## Task directions
Take the lines from the one with "Emit a web page" through the end of the material below and repeat them exactly, dropping every picture.

Begin Input for this task

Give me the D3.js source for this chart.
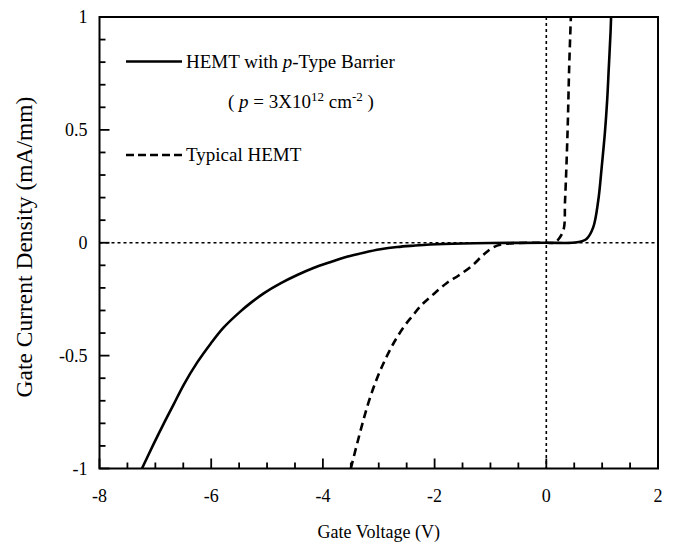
<!DOCTYPE html>
<html><head><meta charset="utf-8">
<script src="https://cdn.jsdelivr.net/npm/d3@7"></script>
<style>body{margin:0;background:#fff;} svg{display:block;} text{font-family:"Liberation Serif","Times New Roman",serif;fill:#000;}</style>
</head><body><svg id="c" width="673" height="543"></svg>
<script>
const pBarrierV = [-7.24,-7.03,-6.85,-6.67,-6.49,-6.25,-6.01,-5.78,-5.48,-5.27,-5.06,-4.76,-4.46,-4.17,-3.87,-3.57,-3.27,-2.97,-2.67,-2.38,-2.08,-1.5,-1.0,0.0,0.55,0.72,0.84,0.93,0.99,1.05,1.09,1.12,1.15,1.16];
const pBarrierI = [-1,-0.891,-0.801,-0.715,-0.628,-0.530,-0.447,-0.376,-0.305,-0.262,-0.224,-0.180,-0.143,-0.112,-0.086,-0.062,-0.044,-0.029,-0.019,-0.013,-0.008,-0.003,-0.001,0,0.002,0.017,0.068,0.187,0.33,0.49,0.632,0.78,0.93,1];
const typicalV = [-3.50,-3.33,-3.18,-3.03,-2.88,-2.73,-2.55,-2.40,-2.23,-2.02,-1.78,-1.57,-1.33,-1.12,-0.95,-0.77,-0.5,0,0.15,0.20,0.306,0.336,0.38,0.41,0.44];
const typicalI = [-1,-0.836,-0.705,-0.600,-0.515,-0.443,-0.372,-0.325,-0.275,-0.228,-0.178,-0.145,-0.102,-0.052,-0.020,-0.006,-0.001,0,0,0.01,0.055,0.188,0.486,0.78,1];
const xTicks = [-8,-6,-4,-2,0,2];
const yTicks = [1,0.5,0,-0.5,-1];
const xLabel = "Gate Voltage (V)";
const yLabel = "Gate Current Density (mA/mm)";

const svg = d3.select("#c");
const L=99.5, R=658, T=17, B=468.5;
const x = d3.scaleLinear().domain([-8,2]).range([L,R]);
const y = d3.scaleLinear().domain([-1,1]).range([B,T]);

svg.append("clipPath").attr("id","clip").append("rect").attr("x",L).attr("y",T).attr("width",R-L).attr("height",B-T);

// dotted zero lines
svg.append("line").attr("x1",L).attr("x2",R).attr("y1",y(0)).attr("y2",y(0)).attr("stroke","#000").attr("stroke-width",1.6).attr("stroke-dasharray","3,3");
svg.append("line").attr("x1",x(0)).attr("x2",x(0)).attr("y1",T).attr("y2",B).attr("stroke","#000").attr("stroke-width",1.6).attr("stroke-dasharray","3,3");

// ticks
const g = svg.append("g");
d3.range(-8,2.001,0.5).forEach(v=>{
  const major = Math.abs(v/2-Math.round(v/2))<1e-6;
  g.append("line").attr("x1",x(v)).attr("x2",x(v)).attr("y1",B).attr("y2",B-(major?10:6)).attr("stroke","#000").attr("stroke-width",1.8);
});
d3.range(-1,1.001,0.1).forEach(v=>{
  const major = Math.abs(v*2-Math.round(v*2))<1e-6;
  g.append("line").attr("x1",L).attr("x2",L+(major?10:6)).attr("y1",y(v)).attr("y2",y(v)).attr("stroke","#000").attr("stroke-width",1.8);
});
xTicks.forEach(v=>{
  g.append("text").attr("x",x(v)).attr("y",B+33).attr("text-anchor","middle").attr("font-size",18).text(v);
});
yTicks.forEach(v=>{
  g.append("text").attr("x",L-12).attr("y",y(v)+6).attr("text-anchor","end").attr("font-size",18).text(v);
});

// curves
const line = d3.line().x(d=>x(d[0])).y(d=>y(d[1])).curve(d3.curveCatmullRom.alpha(0.5));
const solidData = pBarrierV.map((v,i)=>[v,pBarrierI[i]]);
const dashData = typicalV.map((v,i)=>[v,typicalI[i]]);
const cg = svg.append("g").attr("clip-path","url(#clip)");
cg.append("path").attr("d",line(solidData)).attr("fill","none").attr("stroke","#000").attr("stroke-width",2.6);
cg.append("path").attr("d",line(dashData)).attr("fill","none").attr("stroke","#000").attr("stroke-width",2.6).attr("stroke-dasharray","8,5");

// frame
svg.append("rect").attr("x",L).attr("y",T).attr("width",R-L).attr("height",B-T).attr("fill","none").attr("stroke","#000").attr("stroke-width",2);

// legend
svg.append("line").attr("x1",126).attr("x2",182).attr("y1",61.5).attr("y2",61.5).attr("stroke","#000").attr("stroke-width",2.6);
const t1 = svg.append("text").attr("x",186).attr("y",68).attr("font-size",19);
t1.append("tspan").text("HEMT with ");
t1.append("tspan").attr("font-style","italic").text("p");
t1.append("tspan").text("-Type Barrier");
const t2 = svg.append("text").attr("x",228).attr("y",108).attr("font-size",19);
t2.append("tspan").text("( ");
t2.append("tspan").attr("font-style","italic").text("p");
t2.append("tspan").text(" = 3X10");
t2.append("tspan").attr("font-size",13).attr("dy",-7).text("12");
t2.append("tspan").attr("dy",7).text(" cm");
t2.append("tspan").attr("font-size",13).attr("dy",-7).text("-2");
t2.append("tspan").attr("dy",7).text(" )");
svg.append("line").attr("x1",126).attr("x2",182).attr("y1",155).attr("y2",155).attr("stroke","#000").attr("stroke-width",2.6).attr("stroke-dasharray","8,4");
svg.append("text").attr("x",186).attr("y",161).attr("font-size",19).text("Typical HEMT");

// axis titles
svg.append("text").attr("x",(L+R)/2).attr("y",538).attr("text-anchor","middle").attr("font-size",18).text(xLabel);
svg.append("text").attr("transform",`translate(32,247) rotate(-90)`).attr("text-anchor","middle").attr("font-size",23.5).text(yLabel);
</script></body></html>
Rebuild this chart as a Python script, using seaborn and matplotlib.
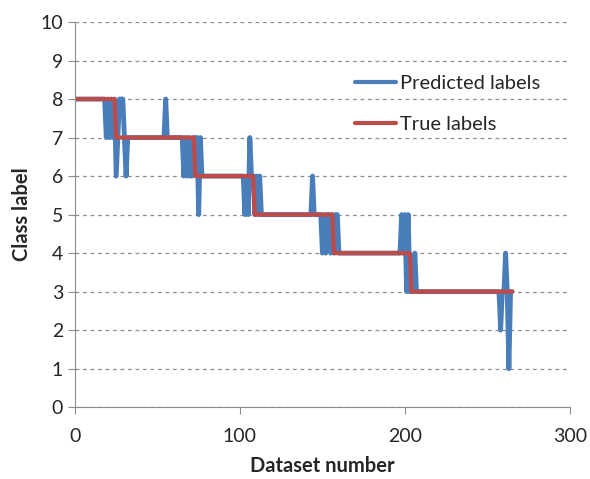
import numpy as np
import pandas as pd
import matplotlib
matplotlib.use("Agg")
import matplotlib.pyplot as plt
import seaborn as sns

# true class runs (label, number of datasets)
true_labels = [8, 7, 6, 5, 4, 3]
run_lengths = [24, 48, 36, 48, 47, 62]

# datasets where the prediction differs from the true label
miss_idx = [19, 20, 21, 22, 23, 25, 27, 28, 29, 30, 31, 55,
            66, 67, 68, 69, 70, 71, 73, 74, 75, 76,
            103, 104, 105, 106, 107, 110, 111, 112, 144,
            150, 151, 152, 153, 155, 158, 159, 160,
            198, 199, 200, 201, 202, 203, 206,
            258, 261, 263]
miss_val = [7, 8, 7, 8, 7, 6, 8, 8, 8, 7, 6, 8,
            6, 7, 6, 7, 6, 6, 7, 7, 5, 7,
            5, 6, 5, 7, 6, 6, 5, 6, 6,
            4, 5, 4, 5, 4, 5, 5, 4,
            5, 4, 5, 3, 5, 3, 4,
            2, 4, 1]

true = np.repeat(true_labels, run_lengths)
n = np.arange(1, len(true) + 1)
pred = true.copy()
for i, v in zip(miss_idx, miss_val):
    pred[i - 1] = v

df = pd.concat([
    pd.DataFrame({"Dataset number": n, "Class label": pred, "series": "Predicted labels"}),
    pd.DataFrame({"Dataset number": n, "Class label": true, "series": "True labels"}),
])

sns.set_style("white")
plt.rcParams["font.family"] = ["Lato", "DejaVu Sans"]

fig = plt.figure(figsize=(5.9, 4.79), dpi=100)
ax = fig.add_axes([0.127, 0.150, 0.839, 0.804])

sns.lineplot(data=df, x="Dataset number", y="Class label", hue="series",
             palette={"Predicted labels": "#4A7EBB", "True labels": "#BE4B48"},
             ax=ax, sort=False, estimator=None)
ax.lines[0].set_linewidth(3.5)
ax.lines[1].set_linewidth(3)

ax.set_xlim(0, 300)
ax.set_ylim(0, 10)
ax.set_xticks([0, 100, 200, 300])
ax.set_yticks(range(0, 11))
ax.yaxis.grid(True, linestyle=(0, (3, 3)), color="#8c8c8c", linewidth=0.9)
ax.set_axisbelow(True)
for s in ["top", "right"]:
    ax.spines[s].set_visible(False)
for s in ["left", "bottom"]:
    ax.spines[s].set_color("#8c8c8c")
ax.tick_params(axis="both", which="major", length=5, color="#8c8c8c",
               labelsize=14, direction="out", bottom=True, left=True)
ax.tick_params(axis="x", pad=10)
ax.set_xlabel("Dataset number", fontsize=14.5, fontweight="bold", labelpad=8)
ax.set_ylabel("Class label", fontsize=14.5, fontweight="bold", labelpad=6)

h, l = ax.get_legend_handles_labels()
leg = ax.legend(h, l, loc="upper left", bbox_to_anchor=(0.53, 0.91), frameon=False,
                fontsize=14.5, handlelength=2.0, handletextpad=0.2, labelspacing=1.2)
for line in leg.get_lines():
    line.set_linewidth(3)

fig.savefig("out.png", dpi=100)
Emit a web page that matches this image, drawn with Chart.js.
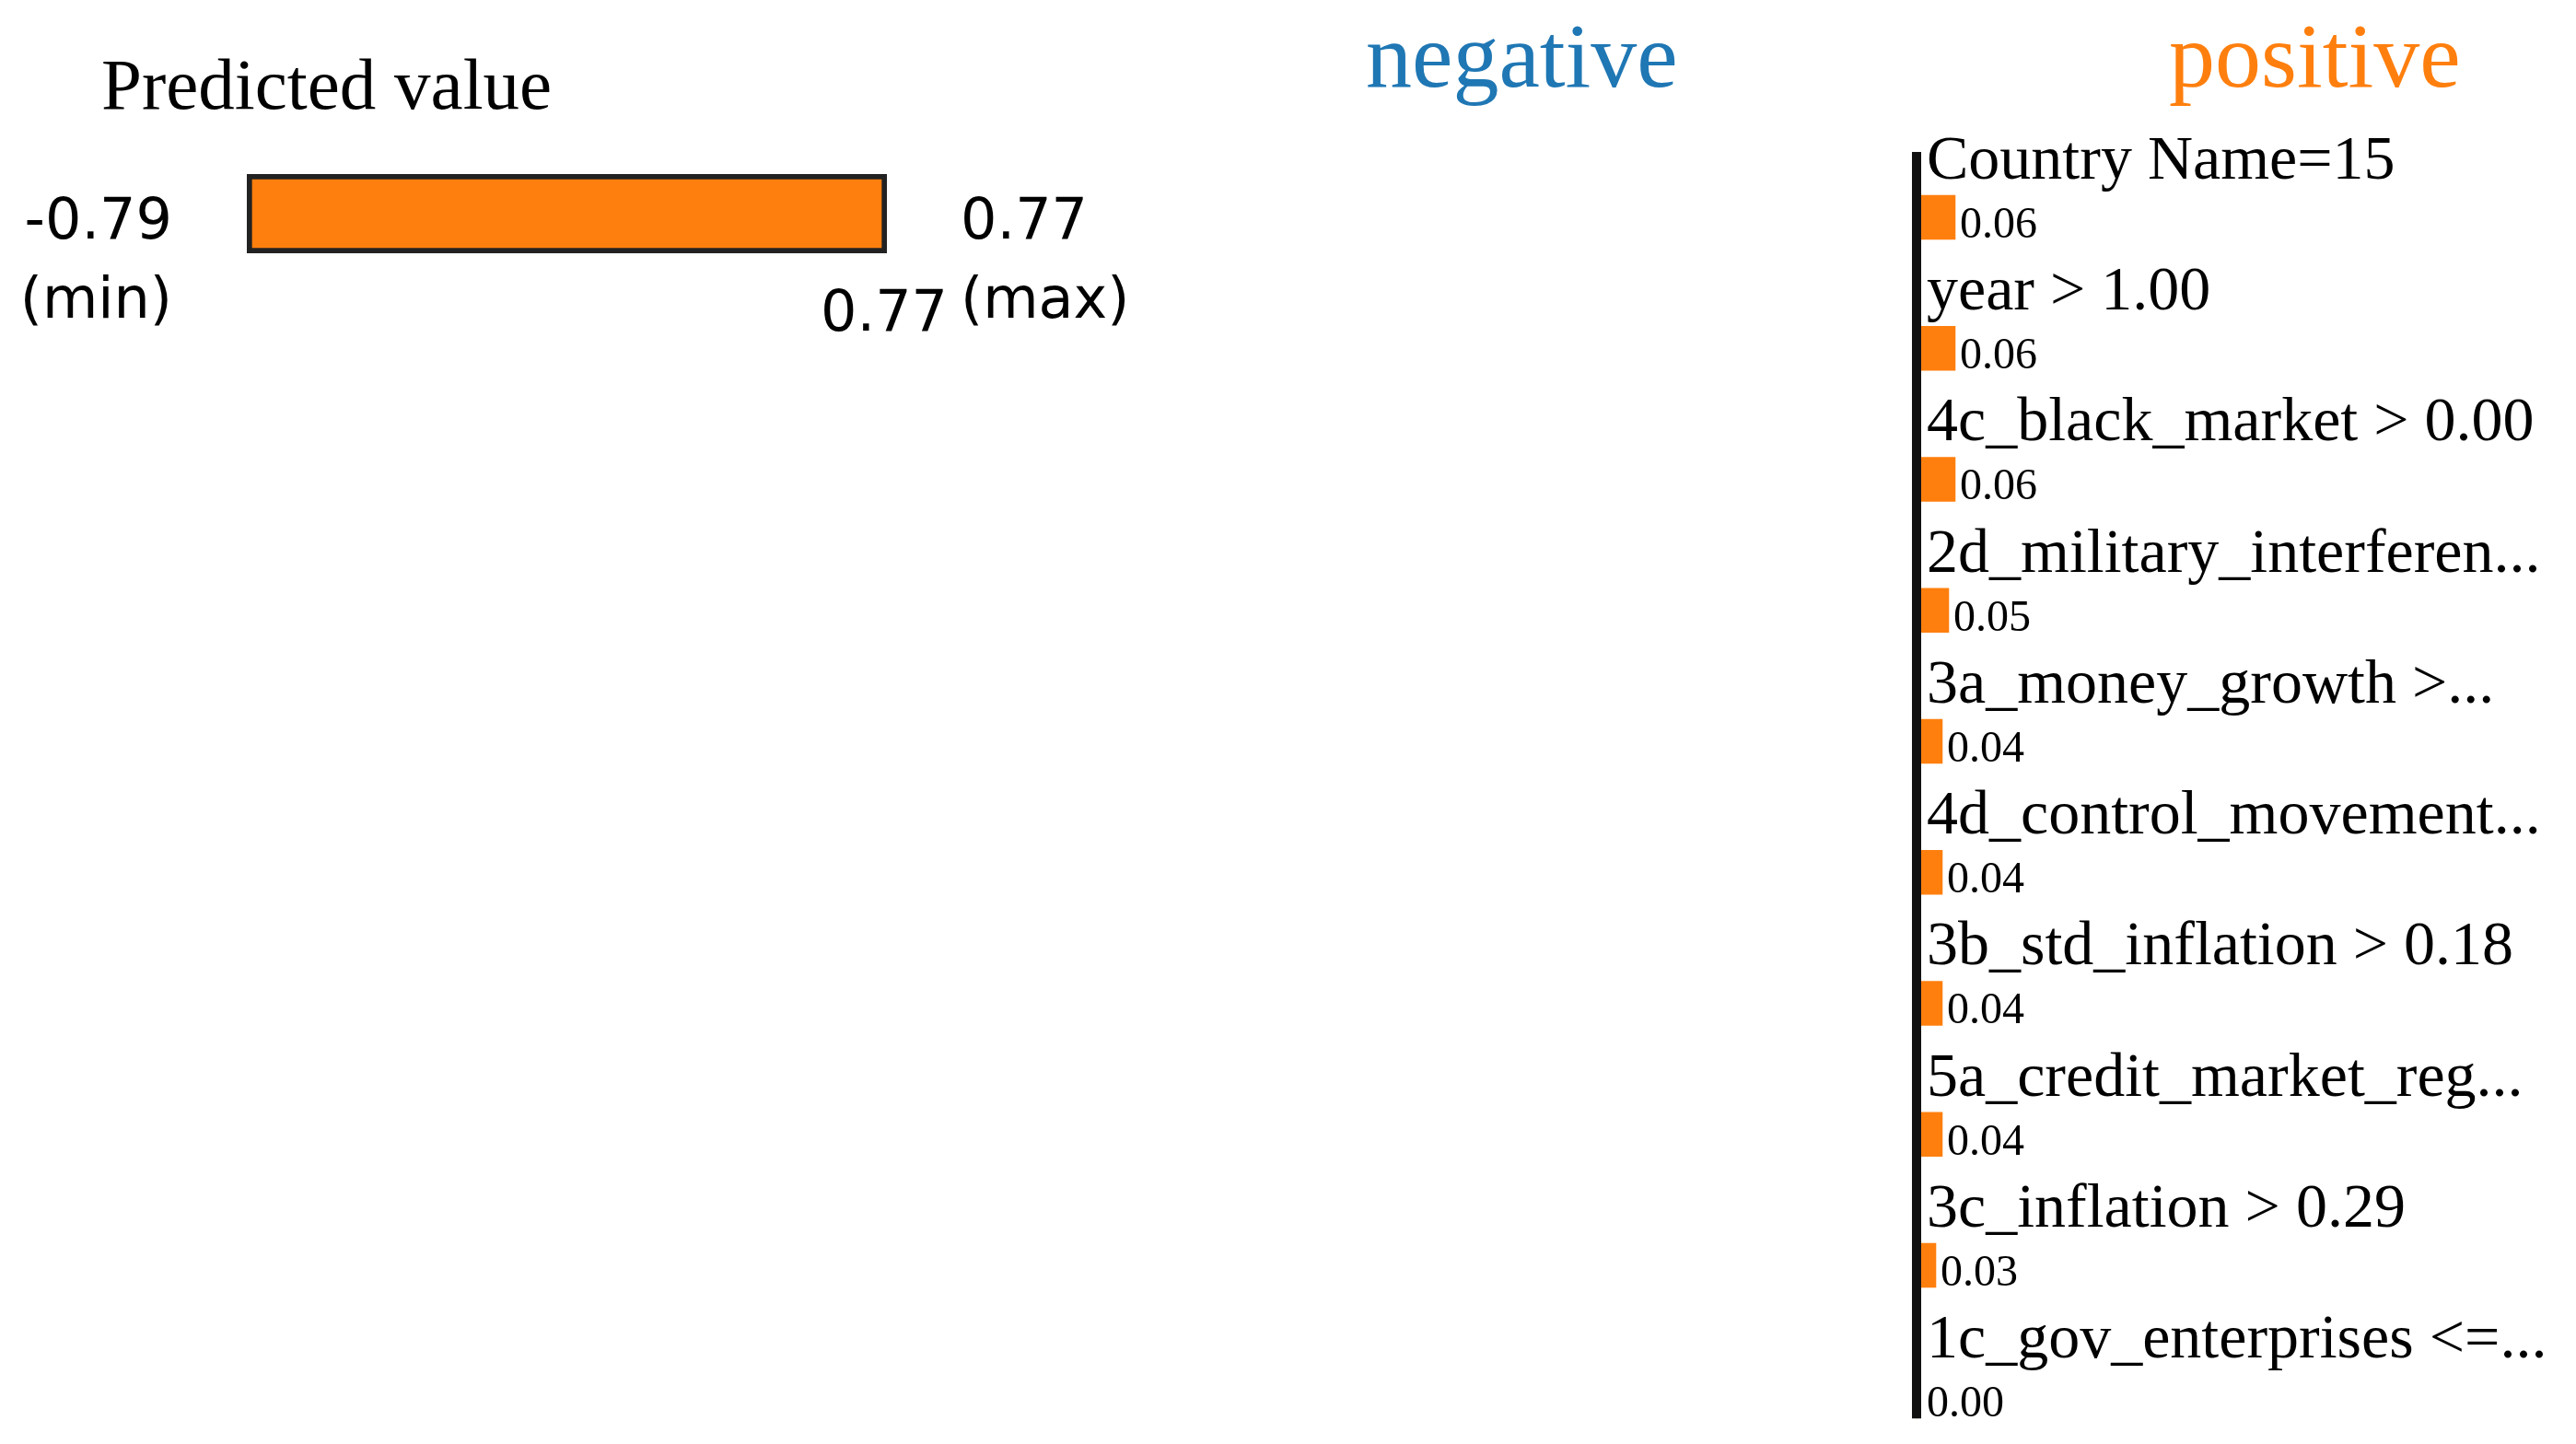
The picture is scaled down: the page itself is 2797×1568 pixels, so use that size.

End Input for this task

## Written answer
Emit a web page that matches this image, drawn with Chart.js.
The picture is scaled down: the page itself is 2797×1568 pixels, so use that size.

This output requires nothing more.